Pre-draft measurables
| Height | Weight | Arm length | Hand span | 40-yard dash | 10-yard split | 20-yard split | 20-yard shuttle | Three-cone drill | Vertical jump | Broad jump | Bench press |
| 5 ft 9+7⁄8 in (1.77 m) | 216 lb (98 kg) | 31+3⁄8 in (0.80 m) | 9+3⁄8 in (0.24 m) | 4.64 s | 1.58 s | 2.69 s | 4.51 s | 7.13 s | 35.0 in (0.89 m) | 10 ft 0 in (3.05 m) | 15 reps |
All values from NFL Combine/Pro Day

===Los Angeles Rams===
Kelly was drafted by the Los Angeles Rams in the sixth round (176th overall) of the 2018 NFL Draft. He was selected by the Rams through a pick that was previously acquired from the New York Giants in exchange for Alec Ogletree. He signed a four-year contract on June 9, 2018. He joined a running backs unit of Todd Gurley and Malcolm Brown. During the game against the Detroit Lions in Week 13, Brown suffered a clavicle injury, giving Kelly the opportunity for playing time. He made his NFL debut on special teams against the Chicago Bears in Week 14, playing seven snaps. In the following game, against the Philadelphia Eagles, he recorded his first professional carries with two for four yards. With Gurley sitting out Week 16, Kelly recorded 10 carries for 40 yards and had a nine-yard reception against the Arizona Cardinals in Week 16. Gurley again was inactive for Week 17 against the San Francisco 49ers, giving Kelly the opportunity to have 15 carries for 30 rushing yards and a 18-yard reception. In the Divisional Round against the Dallas Cowboys, he had a special teams tackle in his playoff debut. He saw playing time on special teams in the NFC Championship Game and Super Bowl LIII. Overall, in his rookie year, he finished with 74 rushing yards.

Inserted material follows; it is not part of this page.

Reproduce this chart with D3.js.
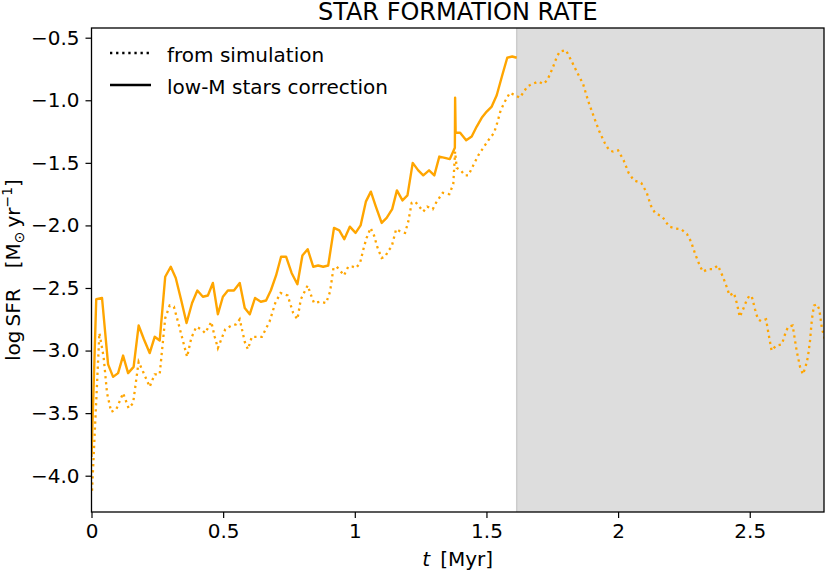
<!DOCTYPE html>
<html>
<head>
<meta charset="utf-8">
<script src="https://cdn.jsdelivr.net/npm/d3@7"></script>
<style>
  body { margin: 0; background: #fff; }
  text { font-family: "DejaVu Sans", sans-serif; fill: #000; }
</style>
</head>
<body>
<svg id="chart" width="830" height="573"></svg>
<script>
// t [Myr] and log SFR, "from simulation" (dotted)
const simT = [0.002, 0.030, 0.046, 0.059, 0.075, 0.094, 0.120, 0.141, 0.158, 0.179, 0.196, 0.221, 0.240, 0.259,
  0.280, 0.297, 0.313, 0.331, 0.363, 0.379, 0.398, 0.417, 0.432, 0.455, 0.468, 0.480, 0.493, 0.508, 0.531,
  0.550, 0.563, 0.582, 0.594, 0.609, 0.632, 0.647, 0.676, 0.698, 0.718, 0.745, 0.766, 0.782, 0.795, 0.821,
  0.836, 0.845, 0.866, 0.891, 0.906, 0.919, 0.931, 0.944, 0.959, 0.975, 0.992, 1.005, 1.020, 1.035, 1.045,
  1.060, 1.073, 1.085, 1.102, 1.115, 1.128, 1.140, 1.157, 1.174, 1.191, 1.203, 1.216, 1.229, 1.245, 1.260,
  1.275, 1.296, 1.311, 1.334, 1.359, 1.374, 1.381, 1.387, 1.402, 1.419, 1.431, 1.450, 1.469, 1.488, 1.507,
  1.529, 1.541, 1.554, 1.570, 1.589, 1.627, 1.655, 1.674, 1.697, 1.716, 1.731, 1.750, 1.768, 1.779, 1.802,
  1.824, 1.845, 1.867, 1.887, 1.911, 1.929, 1.949, 1.966, 1.981, 2.000, 2.021, 2.040, 2.060, 2.088, 2.109,
  2.124, 2.140, 2.168, 2.194, 2.220, 2.239, 2.262, 2.277, 2.293, 2.310, 2.322, 2.341, 2.360, 2.379, 2.398,
  2.414, 2.423, 2.440, 2.452, 2.462, 2.471, 2.488, 2.499, 2.508, 2.520, 2.531, 2.543, 2.562, 2.570, 2.583,
  2.600, 2.622, 2.637, 2.646, 2.663, 2.678, 2.691, 2.702, 2.712, 2.721, 2.729, 2.736, 2.744, 2.755, 2.764,
  2.774, 2.790];
const simSFR = [-4.12, -2.86, -3.05, -3.34, -3.49, -3.47, -3.34, -3.46, -3.42, -3.09, -3.17, -3.29, -3.19, -3.19,
  -2.74, -2.64, -2.65, -2.79, -3.05, -2.90, -2.81, -2.83, -2.86, -2.77, -2.89, -2.98, -2.91, -2.83, -2.80,
  -2.79, -2.75, -2.93, -2.99, -2.89, -2.89, -2.89, -2.77, -2.62, -2.54, -2.56, -2.70, -2.75, -2.59, -2.48,
  -2.57, -2.62, -2.61, -2.62, -2.53, -2.34, -2.33, -2.36, -2.40, -2.33, -2.33, -2.34, -2.30, -2.17, -2.10,
  -2.02, -2.08, -2.17, -2.26, -2.25, -2.20, -2.17, -2.03, -2.05, -2.06, -1.97, -1.82, -1.81, -1.85, -1.89,
  -1.85, -1.87, -1.81, -1.74, -1.75, -1.67, -1.41, -1.54, -1.56, -1.60, -1.60, -1.52, -1.44, -1.38, -1.32,
  -1.26, -1.18, -1.08, -1.01, -0.94, -0.98, -0.89, -0.87, -0.85, -0.87, -0.84, -0.75, -0.65, -0.61, -0.60,
  -0.69, -0.78, -0.87, -1.01, -1.15, -1.25, -1.34, -1.40, -1.41, -1.40, -1.48, -1.58, -1.64, -1.66, -1.74,
  -1.84, -1.90, -1.93, -2.01, -2.025, -2.03, -2.07, -2.13, -2.23, -2.32, -2.37, -2.35, -2.35, -2.32, -2.41,
  -2.50, -2.56, -2.54, -2.63, -2.73, -2.69, -2.60, -2.56, -2.57, -2.67, -2.75, -2.765, -2.75, -2.85, -3.00,
  -2.96, -2.95, -2.85, -2.81, -2.80, -3.00, -3.13, -3.19, -3.13, -3.05, -2.92, -2.75, -2.64, -2.63, -2.67,
  -2.82, -2.95];

// "low-M stars correction" (solid)
const corrT = [0.000, 0.018, 0.040, 0.063, 0.082, 0.101, 0.120, 0.139, 0.160, 0.179, 0.199, 0.221, 0.240, 0.259,
  0.280, 0.301, 0.320, 0.341, 0.361, 0.382, 0.402, 0.423, 0.442, 0.461, 0.480, 0.499, 0.518, 0.541, 0.563,
  0.582, 0.601, 0.621, 0.643, 0.663, 0.681, 0.701, 0.720, 0.739, 0.760, 0.782, 0.801, 0.821, 0.842, 0.861,
  0.880, 0.899, 0.921, 0.941, 0.960, 0.981, 1.003, 1.022, 1.042, 1.061, 1.080, 1.102, 1.121, 1.142, 1.160,
  1.181, 1.200, 1.220, 1.241, 1.260, 1.282, 1.302, 1.321, 1.342, 1.361, 1.380, 1.381, 1.383, 1.400, 1.423,
  1.444, 1.463, 1.482, 1.501, 1.520, 1.539, 1.560, 1.579, 1.598, 1.615];
const corrSFR = [-3.85, -2.59, -2.58, -3.11, -3.21, -3.18, -3.04, -3.18, -3.13, -2.80, -2.91, -3.02, -2.89, -2.92,
  -2.41, -2.33, -2.42, -2.60, -2.78, -2.62, -2.52, -2.57, -2.56, -2.46, -2.71, -2.57, -2.52, -2.52, -2.46,
  -2.66, -2.71, -2.58, -2.61, -2.60, -2.52, -2.40, -2.25, -2.25, -2.38, -2.47, -2.24, -2.19, -2.33, -2.32,
  -2.33, -2.32, -2.02, -2.04, -2.11, -2.01, -2.06, -2.00, -1.81, -1.73, -1.85, -1.98, -1.94, -1.87, -1.72,
  -1.80, -1.76, -1.50, -1.56, -1.60, -1.56, -1.60, -1.45, -1.46, -1.47, -1.38, -0.98, -1.26, -1.26, -1.32,
  -1.29, -1.21, -1.14, -1.09, -1.05, -0.96, -0.80, -0.66, -0.65, -0.66];

const xTicks = [0, 0.5, 1, 1.5, 2, 2.5];
const xTickLabels = ["0", "0.5", "1", "1.5", "2", "2.5"];
const yTicks = [-4.0, -3.5, -3.0, -2.5, -2.0, -1.5, -1.0, -0.5];
const shadeStart = 1.615;

const plotLeft = 91.5, plotRight = 824, plotTop = 28, plotBottom = 512;
const svg = d3.select("#chart");

const x = d3.scaleLinear().domain([0, 2.782]).range([plotLeft, plotRight]);
const y = d3.scaleLinear().domain([-4.29, -0.4225]).range([plotBottom, plotTop]);

svg.append("defs").append("clipPath").attr("id", "plotClip")
  .append("rect").attr("x", plotLeft).attr("y", plotTop)
  .attr("width", plotRight - plotLeft).attr("height", plotBottom - plotTop);

// shaded region
svg.append("rect")
  .attr("x", x(shadeStart)).attr("y", plotTop)
  .attr("width", plotRight - x(shadeStart)).attr("height", plotBottom - plotTop)
  .attr("fill", "#dddddd");
svg.append("line")
  .attr("x1", x(shadeStart)).attr("x2", x(shadeStart))
  .attr("y1", plotTop).attr("y2", plotBottom)
  .attr("stroke", "#cccccc").attr("stroke-width", 1.5);

const line = d3.line().x((d) => x(d[0])).y((d) => y(d[1]));
const plot = svg.append("g").attr("clip-path", "url(#plotClip)");

plot.append("path")
  .datum(simT.map((t, i) => [t, simSFR[i]]))
  .attr("d", line)
  .attr("fill", "none")
  .attr("stroke", "#ffa500")
  .attr("stroke-width", 2.3)
  .attr("stroke-dasharray", "2.3,3.8");

plot.append("path")
  .datum(corrT.map((t, i) => [t, corrSFR[i]]))
  .attr("d", line)
  .attr("fill", "none")
  .attr("stroke", "#ffa500")
  .attr("stroke-width", 2.4)
  .attr("stroke-linejoin", "round");

// axes
const xAxis = svg.append("g")
  .attr("transform", `translate(0,${plotBottom})`)
  .call(d3.axisBottom(x).tickValues(xTicks).tickFormat((d, i) => xTickLabels[i]).tickSize(6).tickPadding(6));
const yAxis = svg.append("g")
  .attr("transform", `translate(${plotLeft},0)`)
  .call(d3.axisLeft(y).tickValues(yTicks).tickFormat((d) => d3.format(".1f")(d).replace("-", "\u2212")).tickSize(6).tickPadding(6));
[xAxis, yAxis].forEach((a) => {
  a.select(".domain").remove();
  a.selectAll("line").attr("stroke", "#000").attr("stroke-width", 1.2);
  a.selectAll("text").attr("font-size", 20).attr("font-family", "DejaVu Sans, sans-serif").attr("fill", "#000");
});

svg.append("rect")
  .attr("x", plotLeft).attr("y", plotTop)
  .attr("width", plotRight - plotLeft).attr("height", plotBottom - plotTop)
  .attr("fill", "none").attr("stroke", "#000").attr("stroke-width", 1.3);

// title
svg.append("text")
  .attr("x", (plotLeft + plotRight) / 2).attr("y", 20)
  .attr("text-anchor", "middle").attr("font-size", 24)
  .text("STAR FORMATION RATE");

// x label
const xl = svg.append("text")
  .attr("x", (plotLeft + plotRight) / 2).attr("y", 566)
  .attr("text-anchor", "middle").attr("font-size", 20);
xl.append("tspan").attr("font-style", "italic").text("t");
xl.append("tspan").text("\u2002[Myr]");

// y label
const yl = svg.append("text")
  .attr("transform", `translate(20,${(plotTop + plotBottom) / 2}) rotate(-90)`)
  .attr("text-anchor", "middle").attr("font-size", 20);
yl.append("tspan").text("log\u2009SFR\u2003[M");
yl.append("tspan").attr("font-size", 14).attr("dy", 4).text("\u2299");
yl.append("tspan").attr("dy", -4).text("\u2009yr");
yl.append("tspan").attr("font-size", 14).attr("dy", -8).text("\u22121");
yl.append("tspan").attr("dy", 8).text("]");

// legend
const legend = [
  { label: "from simulation", dash: "2.3,3.8", y: 53 },
  { label: "low-M stars correction", dash: null, y: 85 },
];
legend.forEach((l) => {
  svg.append("line")
    .attr("x1", 110).attr("x2", 151).attr("y1", l.y).attr("y2", l.y)
    .attr("stroke", "#000").attr("stroke-width", 2.3)
    .attr("stroke-dasharray", l.dash);
  svg.append("text").attr("x", 167).attr("y", l.y + 8.5).attr("font-size", 20).text(l.label);
});
</script>
</body>
</html>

Kelly was waived during final roster cuts on August 31, 2019, but was re–signed the next day to the Rams' practice squad. He was promoted to the active roster on October 12. Kelly was waived on November 16, and subsequently re-signed to the practice squad. He was promoted back to the active roster on December 28. He was waived on September 4, 2020.

===Cleveland Browns (first stint)===
Kelly was signed by the Cleveland Browns' to their practice squad on September 9, 2020. He was released on December 15, but re-signed to the practice squad the next day.

The Browns signed Kelly to a reserve/futures contract on January 19, 2021. Kelly was waived by the Browns on August 31. Kelly was re-signed to the Browns' practice squad on September 1. He was promoted to the active roster on October 19. He was waived on November 20 and re-signed to the practice squad.

The Browns signed Kelly to a reserve/futures contract on January 19, 2022. The Browns terminated Kelly's contract on August 30. The Browns re–signed Kelly to their practice squad on August 31. He signed a reserve/future contract on January 9, 2023. He was waived by the Browns as a part of final roster cuts on August 29. He was re-signed to the practice squad on October 27. Kelly was released on November 21 and re-signed on November 28. He signed a reserve/future contract with the Browns on January 15, 2024.

Kelly was released by the Browns on August 12, 2024.

===Baltimore Ravens===
On August 13, 2024, Kelly signed with the Baltimore Ravens. He was released on August 27, and re-signed to the practice squad. Kelly was called up to play in two games for the Ravens. He played zero offensive snaps, but had two kick returns for 46 yards. Kelly was released on October 1.

===Los Angeles Chargers===
On December 2, 2024, Kelly signed with the Los Angeles Chargers' practice squad.

===Cleveland Browns (second stint)===
On December 31, 2024, the Cleveland Browns signed Kelly to their active roster.